**Exercise directions**
Print the lines starting at the line containing "TypeScript and D3.js." and ending at the line containing "import * as", exactly and in full, without the pictures.

**Raw records**
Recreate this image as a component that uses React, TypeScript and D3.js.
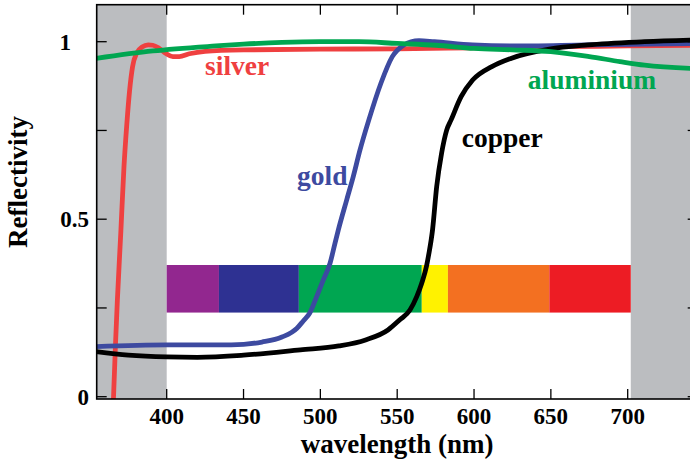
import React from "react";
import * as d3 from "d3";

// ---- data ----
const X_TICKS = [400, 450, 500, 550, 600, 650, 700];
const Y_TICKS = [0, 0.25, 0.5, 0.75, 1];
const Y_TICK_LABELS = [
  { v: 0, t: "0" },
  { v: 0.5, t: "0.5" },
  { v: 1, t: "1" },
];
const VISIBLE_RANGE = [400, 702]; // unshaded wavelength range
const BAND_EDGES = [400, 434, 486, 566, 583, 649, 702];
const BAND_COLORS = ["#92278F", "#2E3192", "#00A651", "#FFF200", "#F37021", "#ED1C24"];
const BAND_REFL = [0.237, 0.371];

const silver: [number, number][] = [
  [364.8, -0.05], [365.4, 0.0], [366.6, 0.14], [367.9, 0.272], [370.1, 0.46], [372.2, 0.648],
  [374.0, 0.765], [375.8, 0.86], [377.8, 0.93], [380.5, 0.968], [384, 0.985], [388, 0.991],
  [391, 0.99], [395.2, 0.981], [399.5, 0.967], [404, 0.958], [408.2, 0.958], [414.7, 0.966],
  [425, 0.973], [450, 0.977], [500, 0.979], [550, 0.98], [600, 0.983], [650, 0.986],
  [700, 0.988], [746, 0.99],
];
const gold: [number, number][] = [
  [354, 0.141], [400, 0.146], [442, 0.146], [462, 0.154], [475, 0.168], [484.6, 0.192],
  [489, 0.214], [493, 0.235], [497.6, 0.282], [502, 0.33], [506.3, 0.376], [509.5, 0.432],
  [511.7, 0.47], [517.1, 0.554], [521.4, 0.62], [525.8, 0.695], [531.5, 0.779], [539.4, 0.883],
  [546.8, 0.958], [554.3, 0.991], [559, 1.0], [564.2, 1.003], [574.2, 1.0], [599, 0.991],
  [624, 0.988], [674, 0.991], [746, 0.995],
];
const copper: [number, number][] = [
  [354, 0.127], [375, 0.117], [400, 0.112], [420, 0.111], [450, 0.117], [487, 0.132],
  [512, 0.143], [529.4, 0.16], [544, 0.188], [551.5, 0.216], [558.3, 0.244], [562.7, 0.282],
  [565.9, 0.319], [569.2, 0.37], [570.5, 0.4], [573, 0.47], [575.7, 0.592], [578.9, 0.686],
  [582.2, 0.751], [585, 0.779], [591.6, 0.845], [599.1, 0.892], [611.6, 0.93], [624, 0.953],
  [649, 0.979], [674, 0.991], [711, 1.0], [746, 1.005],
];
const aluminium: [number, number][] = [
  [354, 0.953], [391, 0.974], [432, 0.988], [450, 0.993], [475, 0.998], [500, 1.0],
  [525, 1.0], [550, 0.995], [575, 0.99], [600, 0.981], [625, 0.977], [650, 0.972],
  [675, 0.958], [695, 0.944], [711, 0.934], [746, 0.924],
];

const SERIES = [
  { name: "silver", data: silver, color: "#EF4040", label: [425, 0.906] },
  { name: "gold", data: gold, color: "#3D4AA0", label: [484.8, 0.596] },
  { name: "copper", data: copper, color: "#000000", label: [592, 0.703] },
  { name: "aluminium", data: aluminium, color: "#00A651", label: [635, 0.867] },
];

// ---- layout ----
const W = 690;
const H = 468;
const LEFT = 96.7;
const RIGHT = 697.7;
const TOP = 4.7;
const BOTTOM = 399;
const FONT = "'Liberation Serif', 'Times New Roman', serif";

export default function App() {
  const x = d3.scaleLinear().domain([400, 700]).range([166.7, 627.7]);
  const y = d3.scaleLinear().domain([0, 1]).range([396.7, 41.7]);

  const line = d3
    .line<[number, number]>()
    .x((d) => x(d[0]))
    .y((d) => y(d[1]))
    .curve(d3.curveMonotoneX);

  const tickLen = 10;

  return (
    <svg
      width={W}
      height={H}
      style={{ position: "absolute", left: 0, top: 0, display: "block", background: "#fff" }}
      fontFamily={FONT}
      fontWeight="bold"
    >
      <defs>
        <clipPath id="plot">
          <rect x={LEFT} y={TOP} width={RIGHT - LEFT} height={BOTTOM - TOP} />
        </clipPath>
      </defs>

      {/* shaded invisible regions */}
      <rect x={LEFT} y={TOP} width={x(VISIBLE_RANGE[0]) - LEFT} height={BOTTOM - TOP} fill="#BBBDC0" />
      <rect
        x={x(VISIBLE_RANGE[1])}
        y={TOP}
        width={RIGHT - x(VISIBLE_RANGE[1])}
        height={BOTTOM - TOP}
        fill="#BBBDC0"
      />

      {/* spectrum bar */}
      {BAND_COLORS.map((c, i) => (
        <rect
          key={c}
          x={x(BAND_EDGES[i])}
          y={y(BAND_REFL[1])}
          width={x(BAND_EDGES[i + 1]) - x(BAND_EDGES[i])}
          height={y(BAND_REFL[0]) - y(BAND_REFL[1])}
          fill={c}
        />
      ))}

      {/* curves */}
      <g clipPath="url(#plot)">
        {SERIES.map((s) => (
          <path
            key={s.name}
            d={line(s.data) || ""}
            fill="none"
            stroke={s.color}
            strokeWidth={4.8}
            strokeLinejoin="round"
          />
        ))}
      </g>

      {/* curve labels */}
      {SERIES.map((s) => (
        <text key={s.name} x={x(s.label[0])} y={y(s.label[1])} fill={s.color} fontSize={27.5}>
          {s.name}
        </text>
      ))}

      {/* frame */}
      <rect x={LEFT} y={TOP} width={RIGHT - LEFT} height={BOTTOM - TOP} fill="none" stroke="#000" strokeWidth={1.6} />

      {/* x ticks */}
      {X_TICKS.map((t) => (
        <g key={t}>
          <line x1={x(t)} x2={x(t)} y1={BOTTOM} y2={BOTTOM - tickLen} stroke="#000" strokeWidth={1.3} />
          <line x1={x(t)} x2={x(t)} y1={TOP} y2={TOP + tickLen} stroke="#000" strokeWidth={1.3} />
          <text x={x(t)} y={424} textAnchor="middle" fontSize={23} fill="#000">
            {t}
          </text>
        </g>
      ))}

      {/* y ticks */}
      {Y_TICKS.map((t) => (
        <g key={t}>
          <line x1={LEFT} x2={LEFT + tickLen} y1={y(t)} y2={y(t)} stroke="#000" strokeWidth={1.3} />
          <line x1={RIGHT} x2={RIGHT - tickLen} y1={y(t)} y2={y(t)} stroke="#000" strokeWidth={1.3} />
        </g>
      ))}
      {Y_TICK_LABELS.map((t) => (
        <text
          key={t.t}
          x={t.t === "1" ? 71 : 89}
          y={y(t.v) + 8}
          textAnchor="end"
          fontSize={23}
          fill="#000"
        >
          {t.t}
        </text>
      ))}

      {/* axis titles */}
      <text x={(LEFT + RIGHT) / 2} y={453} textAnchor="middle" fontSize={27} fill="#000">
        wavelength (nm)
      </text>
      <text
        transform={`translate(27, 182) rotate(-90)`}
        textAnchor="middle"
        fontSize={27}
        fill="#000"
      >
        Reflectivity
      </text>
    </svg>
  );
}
==
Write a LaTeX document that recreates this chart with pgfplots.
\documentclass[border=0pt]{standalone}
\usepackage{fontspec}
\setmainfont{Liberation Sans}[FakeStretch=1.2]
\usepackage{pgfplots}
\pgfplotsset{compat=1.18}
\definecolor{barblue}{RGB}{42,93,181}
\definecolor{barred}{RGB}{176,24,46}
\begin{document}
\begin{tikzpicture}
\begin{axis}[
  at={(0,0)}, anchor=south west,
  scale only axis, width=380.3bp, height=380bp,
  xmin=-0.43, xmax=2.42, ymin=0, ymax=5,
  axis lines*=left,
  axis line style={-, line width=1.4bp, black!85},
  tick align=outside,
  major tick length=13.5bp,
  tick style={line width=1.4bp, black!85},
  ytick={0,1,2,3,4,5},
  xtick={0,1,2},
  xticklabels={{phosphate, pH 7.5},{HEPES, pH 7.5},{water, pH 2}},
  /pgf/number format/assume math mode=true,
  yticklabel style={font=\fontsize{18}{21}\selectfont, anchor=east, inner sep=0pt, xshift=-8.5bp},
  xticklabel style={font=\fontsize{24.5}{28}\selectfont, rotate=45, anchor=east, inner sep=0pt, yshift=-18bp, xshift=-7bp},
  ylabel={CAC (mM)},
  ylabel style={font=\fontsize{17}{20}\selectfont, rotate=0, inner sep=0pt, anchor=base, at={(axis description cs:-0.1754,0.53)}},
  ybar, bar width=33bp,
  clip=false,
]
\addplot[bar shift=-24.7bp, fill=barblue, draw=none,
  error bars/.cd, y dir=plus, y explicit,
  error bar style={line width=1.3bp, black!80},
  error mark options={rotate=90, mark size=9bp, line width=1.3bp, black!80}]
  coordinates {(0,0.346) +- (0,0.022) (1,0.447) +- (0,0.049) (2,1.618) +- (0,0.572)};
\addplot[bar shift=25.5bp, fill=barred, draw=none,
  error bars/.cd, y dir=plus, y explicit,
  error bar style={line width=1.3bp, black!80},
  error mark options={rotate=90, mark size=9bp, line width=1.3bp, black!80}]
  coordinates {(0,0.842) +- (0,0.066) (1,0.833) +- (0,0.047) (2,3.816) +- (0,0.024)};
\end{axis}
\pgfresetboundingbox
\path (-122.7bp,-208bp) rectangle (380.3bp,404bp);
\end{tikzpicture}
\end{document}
...
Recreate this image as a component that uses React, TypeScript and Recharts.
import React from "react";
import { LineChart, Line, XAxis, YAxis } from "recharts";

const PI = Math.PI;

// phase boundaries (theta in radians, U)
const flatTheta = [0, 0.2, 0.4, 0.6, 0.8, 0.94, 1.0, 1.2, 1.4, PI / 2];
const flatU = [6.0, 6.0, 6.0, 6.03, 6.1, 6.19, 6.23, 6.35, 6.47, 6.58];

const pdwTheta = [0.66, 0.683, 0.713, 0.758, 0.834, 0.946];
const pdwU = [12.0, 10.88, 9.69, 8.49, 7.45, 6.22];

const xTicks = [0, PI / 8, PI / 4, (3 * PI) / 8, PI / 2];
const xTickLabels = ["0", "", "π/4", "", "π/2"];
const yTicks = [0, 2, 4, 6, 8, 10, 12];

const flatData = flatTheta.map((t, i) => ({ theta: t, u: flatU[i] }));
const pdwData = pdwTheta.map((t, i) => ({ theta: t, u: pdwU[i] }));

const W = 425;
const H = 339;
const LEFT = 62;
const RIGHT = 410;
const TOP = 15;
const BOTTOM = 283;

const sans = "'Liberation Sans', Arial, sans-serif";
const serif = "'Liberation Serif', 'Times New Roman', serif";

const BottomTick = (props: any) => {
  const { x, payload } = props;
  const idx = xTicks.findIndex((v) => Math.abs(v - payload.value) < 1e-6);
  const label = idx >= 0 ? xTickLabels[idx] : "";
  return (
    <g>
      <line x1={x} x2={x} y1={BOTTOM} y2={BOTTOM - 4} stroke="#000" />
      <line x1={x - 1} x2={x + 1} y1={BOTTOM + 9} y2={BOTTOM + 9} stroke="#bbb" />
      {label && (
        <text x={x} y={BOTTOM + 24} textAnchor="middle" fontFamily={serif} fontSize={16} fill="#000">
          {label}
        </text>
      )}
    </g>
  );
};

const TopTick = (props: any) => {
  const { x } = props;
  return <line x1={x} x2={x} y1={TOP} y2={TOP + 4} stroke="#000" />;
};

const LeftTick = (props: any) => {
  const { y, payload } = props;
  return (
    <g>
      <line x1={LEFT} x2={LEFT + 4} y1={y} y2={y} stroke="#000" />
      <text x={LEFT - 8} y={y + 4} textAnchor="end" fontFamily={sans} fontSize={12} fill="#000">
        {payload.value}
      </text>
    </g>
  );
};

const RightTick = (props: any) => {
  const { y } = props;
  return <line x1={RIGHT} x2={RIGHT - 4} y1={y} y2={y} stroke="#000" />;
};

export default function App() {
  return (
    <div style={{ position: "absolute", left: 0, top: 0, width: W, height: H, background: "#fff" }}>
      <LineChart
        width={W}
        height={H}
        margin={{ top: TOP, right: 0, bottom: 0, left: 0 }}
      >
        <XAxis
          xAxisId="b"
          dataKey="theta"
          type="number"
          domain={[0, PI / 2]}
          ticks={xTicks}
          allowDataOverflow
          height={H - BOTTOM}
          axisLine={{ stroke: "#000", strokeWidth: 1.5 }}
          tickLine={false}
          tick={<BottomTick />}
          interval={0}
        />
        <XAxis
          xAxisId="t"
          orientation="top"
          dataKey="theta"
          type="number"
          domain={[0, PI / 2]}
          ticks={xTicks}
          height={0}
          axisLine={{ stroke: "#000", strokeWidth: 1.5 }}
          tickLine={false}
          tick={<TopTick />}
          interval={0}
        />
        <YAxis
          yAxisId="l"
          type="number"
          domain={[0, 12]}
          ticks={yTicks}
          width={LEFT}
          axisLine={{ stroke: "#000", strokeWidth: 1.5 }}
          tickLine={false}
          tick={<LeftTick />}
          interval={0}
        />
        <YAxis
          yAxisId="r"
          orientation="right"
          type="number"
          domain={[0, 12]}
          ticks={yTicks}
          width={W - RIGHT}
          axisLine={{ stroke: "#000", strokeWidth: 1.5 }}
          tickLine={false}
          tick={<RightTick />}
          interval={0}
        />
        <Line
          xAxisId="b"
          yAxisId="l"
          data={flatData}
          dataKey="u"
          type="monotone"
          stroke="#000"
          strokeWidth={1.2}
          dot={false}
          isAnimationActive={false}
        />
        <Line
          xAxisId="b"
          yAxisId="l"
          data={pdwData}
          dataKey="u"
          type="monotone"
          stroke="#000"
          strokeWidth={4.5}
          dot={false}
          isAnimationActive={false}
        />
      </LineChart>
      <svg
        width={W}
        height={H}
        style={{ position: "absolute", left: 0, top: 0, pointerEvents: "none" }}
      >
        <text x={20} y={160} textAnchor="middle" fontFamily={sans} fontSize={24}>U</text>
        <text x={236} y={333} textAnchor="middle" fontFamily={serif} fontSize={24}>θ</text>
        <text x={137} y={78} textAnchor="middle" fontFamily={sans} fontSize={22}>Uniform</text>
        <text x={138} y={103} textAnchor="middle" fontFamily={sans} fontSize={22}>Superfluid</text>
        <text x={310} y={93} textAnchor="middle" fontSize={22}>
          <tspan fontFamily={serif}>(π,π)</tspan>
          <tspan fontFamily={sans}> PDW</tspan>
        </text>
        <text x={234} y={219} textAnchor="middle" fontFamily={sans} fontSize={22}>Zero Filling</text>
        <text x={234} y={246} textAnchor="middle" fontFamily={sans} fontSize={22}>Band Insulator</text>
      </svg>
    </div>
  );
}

**Output of the exercise**
Recreate this image as a component that uses React, TypeScript and D3.js.
import React from "react";
import * as d3 from "d3";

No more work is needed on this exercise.